I decided to go back to the Taj Mahal to watch it during sunset. When I got a taxi to take me back to the hotel, I apparently had one of the drivers that had observed my exchange with the delinquent driver. He asked me if I had truly left my cosmetic bag in his taxi, and, of course, I explained that the other driver was a thief who had taken my bag out of my suitcase.
Paul called and came for dinner, for which I wore my new Penjabi silk outfit that I had bought earlier. Since he had formerly worked at this hotel, he knew everybody, and we had a very nice time. I showed him the Kipling Camp and introduced him to Susan and Adrian—a pleasant evening.
I flew to Varanasi the next afternoon and was eaten by mosquitoes all night, which really cut into my sleep. I arose at 5:00 AM (still dark) to visit the ghats on the Ganges in the cold, cold. I took a boat trip out on the river during the sunrise, and in spite of the cold weather, there were many people bathing and saying prayers in the icy Ganges.
I walked around Varanasi—a really exotic place, but since it was Election Day, most of the stores were closed.
Varanasi is certainly a chaotic, but interesting city. One wonders what it would be like to live in these surroundings with everything clamoring for your attention. I felt like I was on sensory overload!

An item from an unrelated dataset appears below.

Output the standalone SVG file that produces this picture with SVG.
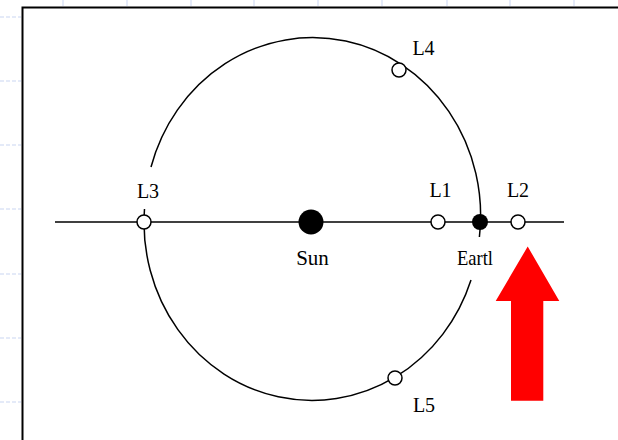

One temple building has the three-year-old child that is considered a reincarnation of a god. She will only go outside once a year when she is paraded in the streets of Katmandu for a local holiday. When she becomes pubescent, another child will be chosen to replace her. The ‘old’ one will probably never marry, as it is thought that a husband of this person will have very bad luck.
I also am coming down with a bad cold—what a drag! So tonight I managed to make a hot lemonade for myself, which is what my mother always made for me when I was a child. I bought lemons from a street vendor and got sugar and hot water from the hotel dining room. I’m sure it will cure me!